Concerns over students’ access to both study and support materials have been raised by countless groups and individuals since the COVID pandemic hit; with an unfair disadvantage to students without internet access or internet-capable devices, it is evident that there is a huge disparity between not only students’ experiences, but universities themselves with regards to access.
The motion at the general meeting focused primarily on improving students’ access to support services and other services. Students often require the obtainment of documents to pass along to other institutions or individuals in order to complete needs assessment or applications. This process has been stalled drastically with information getting lost or altered along the way in some instances.
This is especially vital to combat in cases where students accessing student support are evaluated or assessed by staff, or given resources in a non-electronic format.
The Students’ Union members asserted that it is not enough to have access to educational resources, that administrative resources and direct access to the administrative team is required especially for the aforementioned circumstances.
“Increased digital access not just to education content but also administration would help decrease the workload of administration teams at Universities impacted by new restrictions, and allow for students to gain some individual oversight.

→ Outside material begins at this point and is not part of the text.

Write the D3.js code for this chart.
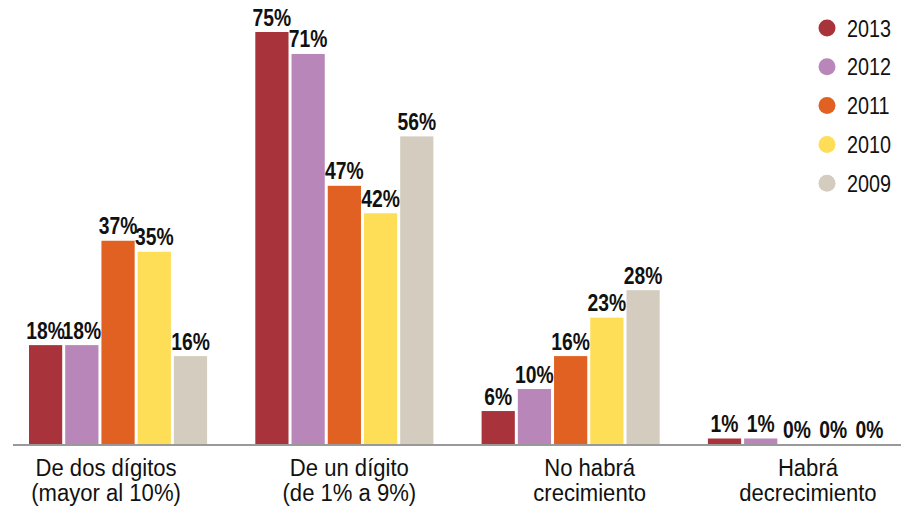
<!DOCTYPE html>
<html>
<head>
<meta charset="utf-8">
<script src="https://cdnjs.cloudflare.com/ajax/libs/d3/7.8.5/d3.min.js"></script>
<style>
  body { margin: 0; background: #fff; }
  svg text { font-family: "Liberation Sans", Arial, sans-serif; fill: #111; }
</style>
</head>
<body>
<div id="chart"></div>
<script>
// Chart data
//=====================================================================
var categories = [
    ["De dos dígitos", "(mayor al 10%)"],
    ["De un dígito", "(de 1% a 9%)"],
    ["No habrá", "crecimiento"],
    ["Habrá", "decrecimiento"]
];
var years = ["2013", "2012", "2011", "2010", "2009"];
var v2013 = [18, 75, 6, 1];
var v2012 = [18, 71, 10, 1];
var v2011 = [37, 47, 16, 0];
var v2010 = [35, 42, 23, 0];
var v2009 = [16, 56, 28, 0];
var colors = ["#a8333b", "#b886b8", "#e06121", "#fedd57", "#d4cdbf"];

var series = [v2013, v2012, v2011, v2010, v2009];

// small nudges for the category labels (as in the original layout)
var labelShift = [-12, 5, 19, 11];

var svgWidth = 901;
var svgHeight = 508;
var baseY = 444;

var svg = d3.select("#chart")
    .append("svg")
    .attr("width", svgWidth)
    .attr("height", svgHeight);

// Scales
//=====================================================================
var catIdx = categories.map((d, i) => i);

var x0 = d3.scaleBand()
    .domain(catIdx)
    .range([29, 886])
    .paddingInner(0.213)
    .paddingOuter(0);

var x1 = d3.scaleBand()
    .domain(years)
    .range([0, x0.bandwidth()])
    .paddingInner(0.083)
    .paddingOuter(0);

var y = d3.scaleLinear()
    .domain([0, 75])
    .range([baseY, 32]);

var rows = [];
catIdx.forEach(function (c) {
    years.forEach(function (yr, j) {
        rows.push({ cat: c, year: yr, value: series[j][c], color: colors[j] });
    });
});

// Bars
//=====================================================================
svg.append("g")
    .selectAll("rect")
    .data(rows)
    .enter()
    .append("rect")
    .attr("x", d => x0(d.cat) + x1(d.year))
    .attr("y", d => y(d.value))
    .attr("width", x1.bandwidth())
    .attr("height", d => baseY - y(d.value))
    .attr("fill", d => d.color);

// Value labels (condensed look via horizontal scale)
svg.append("g")
    .selectAll("text")
    .data(rows)
    .enter()
    .append("text")
    .attr("transform", d => `translate(${x0(d.cat) + x1(d.year) + x1.bandwidth() / 2}, ${y(d.value) - 6.5}) scale(0.84, 1)`)
    .attr("text-anchor", "middle")
    .style("font-size", "23px")
    .style("font-weight", "bold")
    .text(d => d.value + "%");

// Baseline
svg.append("line")
    .attr("x1", 13)
    .attr("x2", svgWidth)
    .attr("y1", baseY + 1)
    .attr("y2", baseY + 1)
    .attr("stroke", "#999")
    .attr("stroke-width", 2);

// Category axis
//=====================================================================
var bottomAxis = d3.axisBottom(x0).tickSize(0).tickFormat("");
var axisG = svg.append("g")
    .attr("transform", `translate(0, ${baseY})`)
    .call(bottomAxis);
axisG.select(".domain").remove();

axisG.selectAll(".tick").each(function (c) {
    var t = d3.select(this).append("text")
        .attr("transform", `translate(${labelShift[c]}, 32) scale(0.96, 1)`)
        .attr("text-anchor", "middle")
        .style("font-size", "23px")
        .style("fill", "#111");
    categories[c].forEach(function (line, k) {
        t.append("tspan")
            .attr("x", 0)
            .attr("dy", k === 0 ? 0 : 25.5)
            .text(line);
    });
});

// Legend
//=====================================================================
var legend = svg.append("g")
    .selectAll("g")
    .data(years)
    .enter()
    .append("g")
    .attr("transform", (d, i) => `translate(827, ${28 + i * 38.8})`);

legend.append("circle")
    .attr("r", 8.5)
    .attr("fill", (d, i) => colors[i]);

legend.append("text")
    .attr("transform", "translate(20, 8.5) scale(0.86, 1)")
    .style("font-size", "23px")
    .text(d => d);
</script>
</body>
</html>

“Having a clear overview of how to access student support will hopefully ease any confusion on who to contact and what the status of a request is.”
The proposed action posited by the general meeting involved the potential creation of a one destination portal, similar to how other services are available through student and staff portals, or a 24/7 live chat that can direct requests and signpost students to the appropriate destination or contact.
“Online access should also provide an overview of which team handles what enquiry to ensure a request lands with the right people (ex: academic documents, learning disabilities, mental health support, general enquiries, accommodation enquiries).
“Students should be able to open cases and get an update on the progress of an enquiry. If multiple administrators are working on a case it would help if every member can see which steps have been taken and what has been resolved rather than having to work in circles.”
The last motion discussed at the general meeting involved the inclusion of the relatively new Stirling Student Tenants Union under the umbrella of other official organisations, postulating that the SSTU should receive official help, support, and backing from the National Union of Students and other student unions at other universities in their endeavours.
It is a formal acceptance of the organisation and attempt to further legitimise the SSTU in its future aims, conflicts, and objectives, proposing solidarity between the Stirling students union and the SSTU.
Over the last couple of years, many tenants unions and similar groups petitioning for fairer accommodation terms and attempting to hold universities accountable have risen over the UK, providing a vital service for students to make their voices heard over any accommodation concerns, with a current focus on rent refunds in light of the pandemic restrictions. These groups together are known as the Union of Scottish Student Tenant Unions.
The proposed action to be taken by the general meeting consisted primarily of increasing the links between the SSTU and the SSU, formalising and legitimising the relationship between the institutions, and proposing that in future endeavours, the SSTU is supported by wider institutions.
The GM resolved that, “Stirling Student Union will call on the National Union of Students and other Student Unions to assist student efforts to establish Student Tenant Unions and support their aims and objectives.
Stirling Student Union stands in solidarity with the SSTU and wider Student tenant movement. The union resolves to provide assistance and support for these actions when possible and calls on the NUS and other Student Unions to do the same.”